Was sure hoping that stock deck was closer to -.005 to -.010, but sounds like it is not. I am using stock rotating assy so I figure your #s sound right. I may deck .010 from the blocks but refuse to remove more for all the intake alignment and pushrod issues decking causes. I am questioning my choice of intake since nobody seems to have much experience with it. I have access to a pair of Darts, but have been figuring that with the additional 4 inches in pitch or so I am staring at, I'd be happier with some more grunt out of the hole and that the dualie would also make the carb selection more tolerable (I already have the carbs). I did speak to Total seal and they specifically want a 280-320 grit hone at a 25 degree hatch angle. They told me that it WAS okay to knock the peaks off with a 400 stone afterwards though (I still can't help thinking 280 is too coarse).

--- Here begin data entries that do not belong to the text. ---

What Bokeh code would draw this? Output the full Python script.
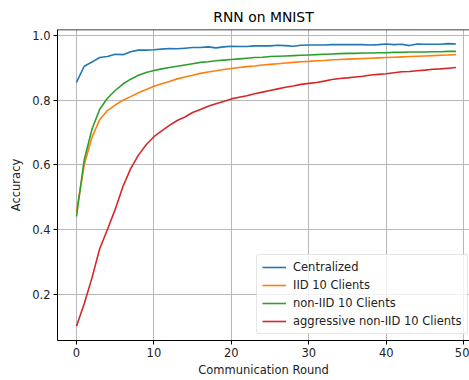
from bokeh.plotting import figure
from bokeh.models import (Range1d, FixedTicker, NumeralTickFormatter, Legend, LegendItem, Span)
from bokeh.embed import file_html
from bokeh.resources import INLINE

rounds = list(range(50))

centralized = [0.855, 0.905, 0.918, 0.932, 0.935, 0.942, 0.941, 0.950, 0.955, 0.955,
               0.956, 0.958, 0.960, 0.959, 0.961, 0.963, 0.963, 0.965, 0.962, 0.965,
               0.967, 0.966, 0.966, 0.968, 0.968, 0.968, 0.970, 0.969, 0.967, 0.970,
               0.971, 0.971, 0.971, 0.972, 0.972, 0.972, 0.972, 0.972, 0.971, 0.972,
               0.974, 0.972, 0.973, 0.969, 0.974, 0.973, 0.973, 0.973, 0.975, 0.974]

iid10 = [0.455, 0.600, 0.685, 0.740, 0.768, 0.785, 0.800, 0.811, 0.823, 0.833,
         0.843, 0.851, 0.858, 0.866, 0.872, 0.877, 0.883, 0.887, 0.891, 0.895,
         0.898, 0.901, 0.904, 0.906, 0.909, 0.911, 0.913, 0.915, 0.917, 0.919,
         0.920, 0.922, 0.923, 0.925, 0.926, 0.927, 0.928, 0.929, 0.930, 0.931,
         0.932, 0.933, 0.934, 0.935, 0.936, 0.937, 0.938, 0.939, 0.940, 0.941]

noniid10 = [0.440, 0.615, 0.710, 0.772, 0.806, 0.830, 0.850, 0.865, 0.877, 0.886,
            0.892, 0.897, 0.901, 0.905, 0.909, 0.913, 0.917, 0.919, 0.922, 0.924,
            0.926, 0.928, 0.930, 0.932, 0.933, 0.935, 0.936, 0.937, 0.938, 0.939,
            0.940, 0.941, 0.942, 0.943, 0.944, 0.945, 0.945, 0.946, 0.946, 0.947,
            0.947, 0.948, 0.948, 0.949, 0.949, 0.949, 0.950, 0.950, 0.951, 0.951]

aggressive10 = [0.100, 0.170, 0.250, 0.340, 0.400, 0.462, 0.533, 0.588, 0.630, 0.662,
                0.687, 0.705, 0.722, 0.737, 0.748, 0.762, 0.771, 0.781, 0.789, 0.796,
                0.804, 0.809, 0.814, 0.820, 0.825, 0.830, 0.835, 0.840, 0.844, 0.849,
                0.852, 0.855, 0.859, 0.864, 0.867, 0.869, 0.872, 0.874, 0.878, 0.880,
                0.882, 0.885, 0.888, 0.889, 0.891, 0.893, 0.896, 0.897, 0.899, 0.901]

series_names = ["Centralized", "IID 10 Clients", "non-IID 10 Clients",
                "aggressive non-IID 10 Clients"]
series_values = [centralized, iid10, noniid10, aggressive10]
colors = ["#1f77b4", "#ff7f0e", "#2ca02c", "#d62728"]

x_ticks = [0, 10, 20, 30, 40, 50]
y_ticks = [0.2, 0.4, 0.6, 0.8, 1.0]

FONT = "DejaVu Sans"

p = figure(width=469, height=380, output_backend="svg", toolbar_location=None,
           x_range=Range1d(-2.45, 50.75), y_range=Range1d(0.0562, 1.0188),
           min_border_left=57, min_border_right=0, min_border_top=29,
           min_border_bottom=40, title="RNN on MNIST")

p.title.align = "center"
p.title.offset = 3
p.title.text_font = FONT
p.title.text_font_size = "13.9px"
p.title.text_font_style = "normal"
p.title.text_color = "#000000"

p.outline_line_color = None
p.background_fill_color = "white"
p.border_fill_color = "white"

for ax in (p.xaxis[0], p.yaxis[0]):
    ax.axis_line_color = "black"
    ax.axis_line_width = 1
    ax.major_tick_line_color = "black"
    ax.major_tick_out = 4
    ax.major_tick_in = 0
    ax.minor_tick_line_color = None
    ax.major_label_text_font = FONT
    ax.major_label_text_font_size = "11.5px"
    ax.major_label_text_color = "#222222"
    ax.axis_label_text_font = FONT
    ax.axis_label_text_font_size = "11.5px"
    ax.axis_label_text_font_style = "normal"
    ax.axis_label_text_color = "#222222"
    ax.major_label_standoff = 3

p.xaxis.ticker = FixedTicker(ticks=x_ticks)
p.yaxis.ticker = FixedTicker(ticks=y_ticks)
p.yaxis.formatter = NumeralTickFormatter(format="0.0")
p.xaxis.axis_label = "Communication Round"
p.yaxis.axis_label = "Accuracy"
p.xaxis.axis_label_standoff = 3
p.yaxis.axis_label_standoff = 6

p.xgrid.ticker = FixedTicker(ticks=x_ticks)
p.ygrid.ticker = FixedTicker(ticks=y_ticks)
p.grid.grid_line_color = "#b0b0b0"
p.grid.grid_line_width = 1
p.grid.grid_line_alpha = 0.9

top_line = Span(location=1.0188, dimension="width", line_color="black", line_width=1.5)
p.add_layout(top_line)

items = []
for name, vals, c in zip(series_names, series_values, colors):
    r = p.line(rounds, vals, line_color=c, line_width=1.6)
    items.append(LegendItem(label=name, renderers=[r]))

legend = Legend(items=items, location=(199, 6))
legend.label_text_font = FONT
legend.label_text_font_size = "11.5px"
legend.label_text_color = "#222222"
legend.glyph_width = 24
legend.glyph_height = 14
legend.label_height = 14
legend.label_standoff = 7
legend.spacing = 4
legend.padding = 5
legend.margin = 0
legend.border_line_color = "#cccccc"
legend.border_line_width = 1
legend.border_radius = 3
legend.background_fill_alpha = 0.8
p.add_layout(legend, "center")

open("out.html", "w").write(file_html(p, INLINE))
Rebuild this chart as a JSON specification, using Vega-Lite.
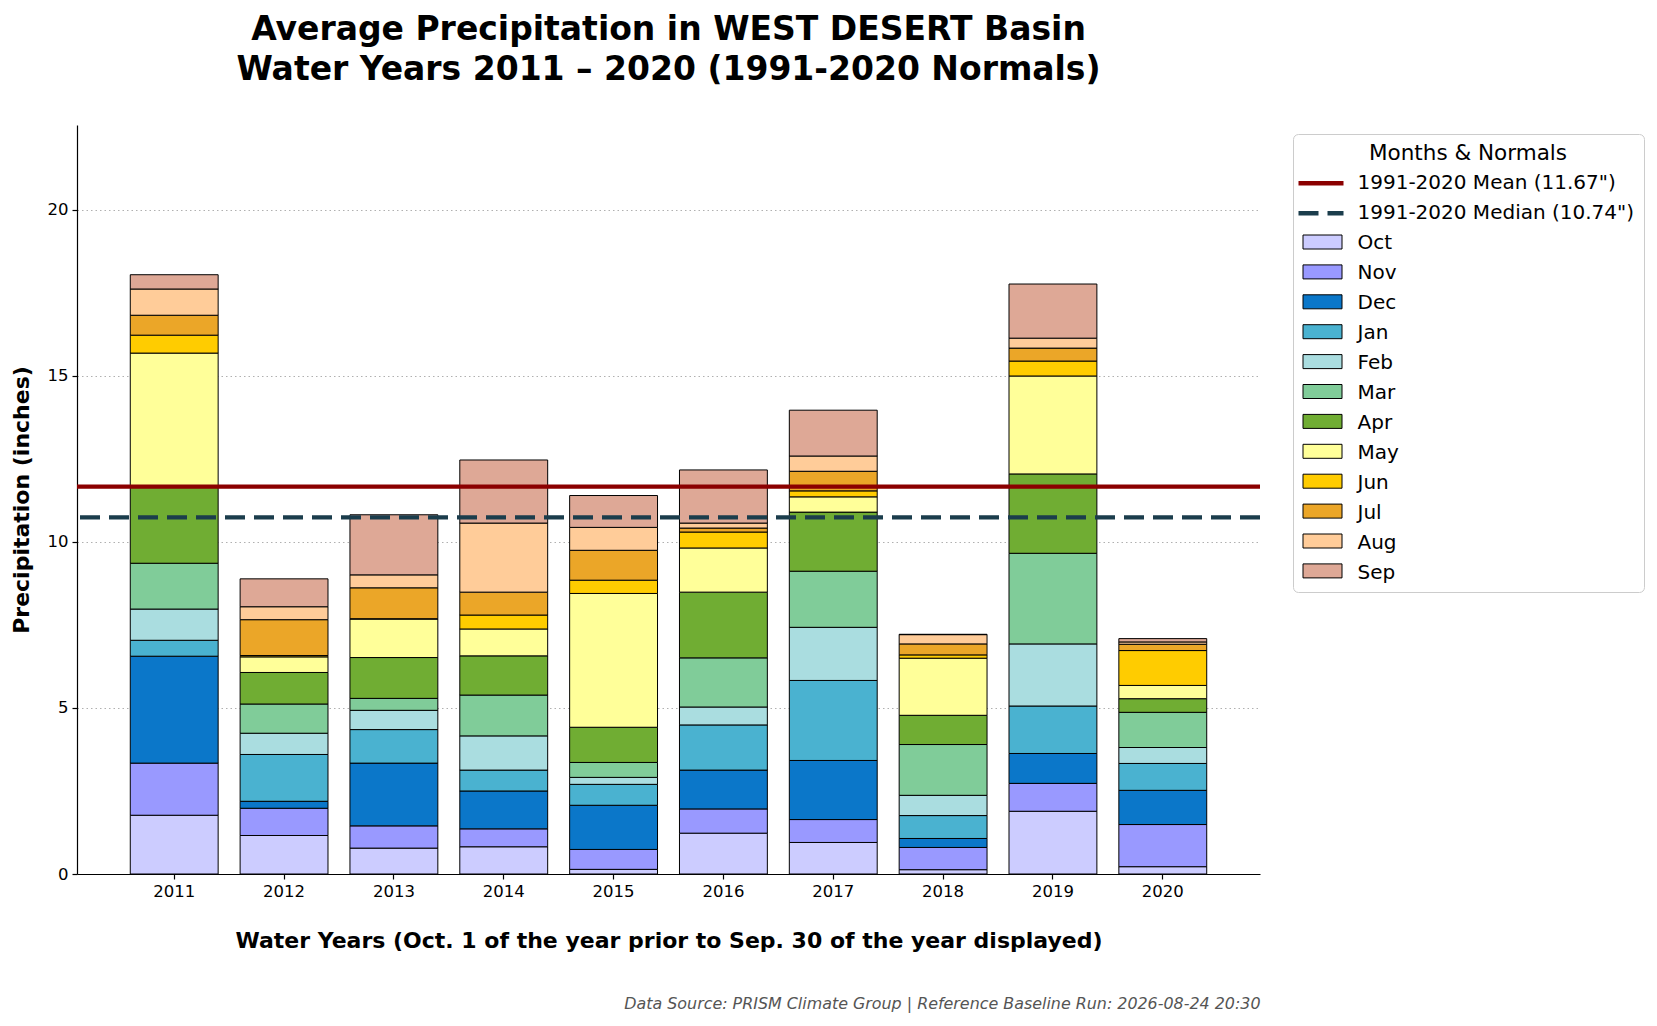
{
  "$schema": "https://vega.github.io/schema/vega-lite/v6.json",
  "width": 1183,
  "height": 749,
  "autosize": {"type": "none"},
  "padding": {"left": 77, "top": 125, "right": 397, "bottom": 152},
  "background": "white",
  "title": {
    "text": ["Average Precipitation in WEST DESERT Basin", "Water Years 2011 – 2020 (1991-2020 Normals)"],
    "font": "DejaVu Sans", "fontSize": 33, "fontWeight": "bold", "color": "black",
    "lineHeight": 40, "anchor": "middle", "offset": 38
  },
  "datasets": {
    "precip": [
      {"year": "2011", "k": 1, "series": "Oct", "p": 1.77}, {"year": "2011", "k": 2, "series": "Nov", "p": 1.57},
      {"year": "2011", "k": 3, "series": "Dec", "p": 3.22}, {"year": "2011", "k": 4, "series": "Jan", "p": 0.48},
      {"year": "2011", "k": 5, "series": "Feb", "p": 0.94}, {"year": "2011", "k": 6, "series": "Mar", "p": 1.38},
      {"year": "2011", "k": 7, "series": "Apr", "p": 2.34}, {"year": "2011", "k": 8, "series": "May", "p": 3.99},
      {"year": "2011", "k": 9, "series": "Jun", "p": 0.54}, {"year": "2011", "k": 10, "series": "Jul", "p": 0.60},
      {"year": "2011", "k": 11, "series": "Aug", "p": 0.79}, {"year": "2011", "k": 12, "series": "Sep", "p": 0.43},
      {"year": "2012", "k": 1, "series": "Oct", "p": 1.16}, {"year": "2012", "k": 2, "series": "Nov", "p": 0.82},
      {"year": "2012", "k": 3, "series": "Dec", "p": 0.21}, {"year": "2012", "k": 4, "series": "Jan", "p": 1.41},
      {"year": "2012", "k": 5, "series": "Feb", "p": 0.64}, {"year": "2012", "k": 6, "series": "Mar", "p": 0.88},
      {"year": "2012", "k": 7, "series": "Apr", "p": 0.95}, {"year": "2012", "k": 8, "series": "May", "p": 0.47},
      {"year": "2012", "k": 9, "series": "Jun", "p": 0.04}, {"year": "2012", "k": 10, "series": "Jul", "p": 1.08},
      {"year": "2012", "k": 11, "series": "Aug", "p": 0.39}, {"year": "2012", "k": 12, "series": "Sep", "p": 0.84},
      {"year": "2013", "k": 1, "series": "Oct", "p": 0.78}, {"year": "2013", "k": 2, "series": "Nov", "p": 0.67},
      {"year": "2013", "k": 3, "series": "Dec", "p": 1.89}, {"year": "2013", "k": 4, "series": "Jan", "p": 1.01},
      {"year": "2013", "k": 5, "series": "Feb", "p": 0.58}, {"year": "2013", "k": 6, "series": "Mar", "p": 0.36},
      {"year": "2013", "k": 7, "series": "Apr", "p": 1.23}, {"year": "2013", "k": 8, "series": "May", "p": 1.16},
      {"year": "2013", "k": 9, "series": "Jun", "p": 0.01}, {"year": "2013", "k": 10, "series": "Jul", "p": 0.93},
      {"year": "2013", "k": 11, "series": "Aug", "p": 0.39}, {"year": "2013", "k": 12, "series": "Sep", "p": 1.81},
      {"year": "2014", "k": 1, "series": "Oct", "p": 0.82}, {"year": "2014", "k": 2, "series": "Nov", "p": 0.54},
      {"year": "2014", "k": 3, "series": "Dec", "p": 1.14}, {"year": "2014", "k": 4, "series": "Jan", "p": 0.63},
      {"year": "2014", "k": 5, "series": "Feb", "p": 1.03}, {"year": "2014", "k": 6, "series": "Mar", "p": 1.23},
      {"year": "2014", "k": 7, "series": "Apr", "p": 1.18}, {"year": "2014", "k": 8, "series": "May", "p": 0.81},
      {"year": "2014", "k": 9, "series": "Jun", "p": 0.42}, {"year": "2014", "k": 10, "series": "Jul", "p": 0.69},
      {"year": "2014", "k": 11, "series": "Aug", "p": 2.08}, {"year": "2014", "k": 12, "series": "Sep", "p": 1.90},
      {"year": "2015", "k": 1, "series": "Oct", "p": 0.14}, {"year": "2015", "k": 2, "series": "Nov", "p": 0.60},
      {"year": "2015", "k": 3, "series": "Dec", "p": 1.33}, {"year": "2015", "k": 4, "series": "Jan", "p": 0.63},
      {"year": "2015", "k": 5, "series": "Feb", "p": 0.21}, {"year": "2015", "k": 6, "series": "Mar", "p": 0.45},
      {"year": "2015", "k": 7, "series": "Apr", "p": 1.06}, {"year": "2015", "k": 8, "series": "May", "p": 4.03},
      {"year": "2015", "k": 9, "series": "Jun", "p": 0.40}, {"year": "2015", "k": 10, "series": "Jul", "p": 0.90},
      {"year": "2015", "k": 11, "series": "Aug", "p": 0.69}, {"year": "2015", "k": 12, "series": "Sep", "p": 0.96},
      {"year": "2016", "k": 1, "series": "Oct", "p": 1.23}, {"year": "2016", "k": 2, "series": "Nov", "p": 0.73},
      {"year": "2016", "k": 3, "series": "Dec", "p": 1.17}, {"year": "2016", "k": 4, "series": "Jan", "p": 1.36},
      {"year": "2016", "k": 5, "series": "Feb", "p": 0.54}, {"year": "2016", "k": 6, "series": "Mar", "p": 1.48},
      {"year": "2016", "k": 7, "series": "Apr", "p": 1.98}, {"year": "2016", "k": 8, "series": "May", "p": 1.33},
      {"year": "2016", "k": 9, "series": "Jun", "p": 0.48}, {"year": "2016", "k": 10, "series": "Jul", "p": 0.12},
      {"year": "2016", "k": 11, "series": "Aug", "p": 0.15}, {"year": "2016", "k": 12, "series": "Sep", "p": 1.60},
      {"year": "2017", "k": 1, "series": "Oct", "p": 0.95}, {"year": "2017", "k": 2, "series": "Nov", "p": 0.69},
      {"year": "2017", "k": 3, "series": "Dec", "p": 1.78}, {"year": "2017", "k": 4, "series": "Jan", "p": 2.41},
      {"year": "2017", "k": 5, "series": "Feb", "p": 1.60}, {"year": "2017", "k": 6, "series": "Mar", "p": 1.69},
      {"year": "2017", "k": 7, "series": "Apr", "p": 1.78}, {"year": "2017", "k": 8, "series": "May", "p": 0.46},
      {"year": "2017", "k": 9, "series": "Jun", "p": 0.18}, {"year": "2017", "k": 10, "series": "Jul", "p": 0.59},
      {"year": "2017", "k": 11, "series": "Aug", "p": 0.46}, {"year": "2017", "k": 12, "series": "Sep", "p": 1.38},
      {"year": "2018", "k": 1, "series": "Oct", "p": 0.13}, {"year": "2018", "k": 2, "series": "Nov", "p": 0.67},
      {"year": "2018", "k": 3, "series": "Dec", "p": 0.27}, {"year": "2018", "k": 4, "series": "Jan", "p": 0.69},
      {"year": "2018", "k": 5, "series": "Feb", "p": 0.61}, {"year": "2018", "k": 6, "series": "Mar", "p": 1.53},
      {"year": "2018", "k": 7, "series": "Apr", "p": 0.88}, {"year": "2018", "k": 8, "series": "May", "p": 1.72},
      {"year": "2018", "k": 9, "series": "Jun", "p": 0.10}, {"year": "2018", "k": 10, "series": "Jul", "p": 0.33},
      {"year": "2018", "k": 11, "series": "Aug", "p": 0.28}, {"year": "2018", "k": 12, "series": "Sep", "p": 0.01},
      {"year": "2019", "k": 1, "series": "Oct", "p": 1.89}, {"year": "2019", "k": 2, "series": "Nov", "p": 0.84},
      {"year": "2019", "k": 3, "series": "Dec", "p": 0.90}, {"year": "2019", "k": 4, "series": "Jan", "p": 1.43},
      {"year": "2019", "k": 5, "series": "Feb", "p": 1.87}, {"year": "2019", "k": 6, "series": "Mar", "p": 2.73},
      {"year": "2019", "k": 7, "series": "Apr", "p": 2.39}, {"year": "2019", "k": 8, "series": "May", "p": 2.95},
      {"year": "2019", "k": 9, "series": "Jun", "p": 0.45}, {"year": "2019", "k": 10, "series": "Jul", "p": 0.39},
      {"year": "2019", "k": 11, "series": "Aug", "p": 0.30}, {"year": "2019", "k": 12, "series": "Sep", "p": 1.63},
      {"year": "2020", "k": 1, "series": "Oct", "p": 0.22}, {"year": "2020", "k": 2, "series": "Nov", "p": 1.27},
      {"year": "2020", "k": 3, "series": "Dec", "p": 1.03}, {"year": "2020", "k": 4, "series": "Jan", "p": 0.81},
      {"year": "2020", "k": 5, "series": "Feb", "p": 0.48}, {"year": "2020", "k": 6, "series": "Mar", "p": 1.06},
      {"year": "2020", "k": 7, "series": "Apr", "p": 0.41}, {"year": "2020", "k": 8, "series": "May", "p": 0.40},
      {"year": "2020", "k": 9, "series": "Jun", "p": 1.05}, {"year": "2020", "k": 10, "series": "Jul", "p": 0.19},
      {"year": "2020", "k": 11, "series": "Aug", "p": 0.07}, {"year": "2020", "k": 12, "series": "Sep", "p": 0.10}
    ],
    "normals": [
      {"series": "1991-2020 Mean (11.67\")", "v": 11.67},
      {"series": "1991-2020 Median (10.74\")", "v": 10.74}
    ]
  },
  "layer": [
    {
      "data": {"name": "precip"},
      "mark": {"type": "bar", "stroke": "black", "strokeWidth": 1},
      "encoding": {
        "x": {
          "field": "year", "type": "nominal",
          "scale": {"paddingInner": 0.2, "paddingOuter": 0.485},
          "axis": {
            "title": "Water Years (Oct. 1 of the year prior to Sep. 30 of the year displayed)",
            "labelAngle": 0, "titlePadding": 31
          }
        },
        "y": {
          "field": "p", "type": "quantitative", "stack": "zero",
          "scale": {"domain": [0, 22.56], "nice": false},
          "axis": {"title": "Precipitation (inches)", "values": [0, 5, 10, 15, 20], "grid": true, "titlePadding": 14}
        },
        "fill": {
          "field": "series", "type": "nominal",
          "scale": {
            "domain": ["Oct", "Nov", "Dec", "Jan", "Feb", "Mar", "Apr", "May", "Jun", "Jul", "Aug", "Sep"],
            "range": ["#ccccff", "#9999ff", "#0b77c9", "#4ab2d0", "#aadde0", "#80cc99", "#70ad33", "#ffff99", "#ffcc00", "#eba628", "#ffcc99", "#dea896"]
          },
          "legend": {
            "title": null,
            "orient": "none", "legendX": 1225, "legendY": 106.5,
            "labelFontSize": 20, "labelExpr": "''", "labelLimit": 400,
            "symbolType": "M-0.95,-0.7H2.95V0.7H-0.95Z", "symbolSize": 400,
            "symbolStrokeColor": "black", "symbolStrokeWidth": 1, "symbolOpacity": 1,
            "rowPadding": 8.9, "padding": 0
          }
        },
        "order": {"field": "k", "type": "quantitative"}
      }
    },
    {
      "data": {"name": "normals"},
      "mark": {"type": "rule", "strokeWidth": 4.3},
      "encoding": {
        "y": {"field": "v", "type": "quantitative"},
        "stroke": {
          "field": "series", "type": "nominal",
          "scale": {
            "domain": ["1991-2020 Mean (11.67\")", "1991-2020 Median (10.74\")", "Oct", "Nov", "Dec", "Jan", "Feb", "Mar", "Apr", "May", "Jun", "Jul", "Aug", "Sep"],
            "range": ["#8b0000", "#1b3d4c", "transparent", "transparent", "transparent", "transparent", "transparent", "transparent", "transparent", "transparent", "transparent", "transparent", "transparent", "transparent"]
          },
          "legend": {
            "title": "Months & Normals",
            "orient": "none", "legendX": 1216, "legendY": 9,
            "titleAnchor": "middle", "titleFontSize": 21.5, "titleFontWeight": "normal", "titlePadding": 6.3,
            "titleLimit": 600, "titleColor": "black",
            "labelFontSize": 20, "labelOffset": 30.5, "labelColor": "black", "labelLimit": 400,
            "symbolType": "M-1.6,0H2.9", "symbolSize": 400, "symbolStrokeWidth": 4.5,
            "rowPadding": 6.95, "padding": 9,
            "strokeColor": "#cccccc", "cornerRadius": 5
          }
        },
        "strokeDash": {
          "field": "series", "type": "nominal",
          "scale": {
            "domain": ["1991-2020 Mean (11.67\")", "1991-2020 Median (10.74\")", "Oct", "Nov", "Dec", "Jan", "Feb", "Mar", "Apr", "May", "Jun", "Jul", "Aug", "Sep"],
            "range": [[1, 0], [20, 9], [1, 0], [1, 0], [1, 0], [1, 0], [1, 0], [1, 0], [1, 0], [1, 0], [1, 0], [1, 0], [1, 0], [1, 0]]
          },
          "legend": {
            "title": "Months & Normals",
            "orient": "none", "legendX": 1216, "legendY": 9,
            "titleAnchor": "middle", "titleFontSize": 21.5, "titleFontWeight": "normal", "titlePadding": 6.3,
            "titleLimit": 600, "titleColor": "black",
            "labelFontSize": 20, "labelOffset": 30.5, "labelColor": "black", "labelLimit": 400,
            "symbolType": "M-1.6,0H2.9", "symbolSize": 400, "symbolStrokeWidth": 4.5,
            "rowPadding": 6.95, "padding": 9,
            "strokeColor": "#cccccc", "cornerRadius": 5
          }
        }
      }
    },
    {
      "data": {"values": [{"n": "note"}]},
      "mark": {"type": "point", "opacity": 0},
      "encoding": {
        "x": {
          "field": "n", "type": "nominal",
          "axis": {
            "orient": "bottom", "offset": 121,
            "title": "Data Source: PRISM Climate Group | Reference Baseline Run: 2026-08-24 20:30",
            "labels": false, "ticks": false, "domain": false, "grid": false,
            "titleAnchor": "end", "titleFontStyle": "italic", "titleFontWeight": "normal",
            "titleFontSize": 15.9, "titleColor": "#555555", "titlePadding": 0
          }
        }
      }
    }
  ],
  "resolve": {"scale": {"x": "independent"}},
  "config": {
    "font": "DejaVu Sans",
    "view": {"stroke": null},
    "axis": {
      "domainColor": "black", "domainWidth": 1.2,
      "tickColor": "black", "tickSize": 5, "tickWidth": 1.2,
      "labelColor": "black", "labelFontSize": 16.5, "labelPadding": 4,
      "titleColor": "black", "titleFontSize": 22, "titleFontWeight": "bold",
      "gridColor": "#b0b0b0", "gridDash": [1.5, 3], "gridWidth": 1
    },
    "axisX": {"grid": false}
  }
}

Interesting, your experience with a 4-hole spacer. I wonder if the results differ for a dual plane versus the single?.. Running "STAT less" with the CMI's, did you have any trouble getting the motor temp up over 140 or so (that's where I'd like to get)? |
I agree. 280 grit does seem way to coarse. However, if they (total seal) say they want you to use 280-320 then use it. That's how they get their rings to seal.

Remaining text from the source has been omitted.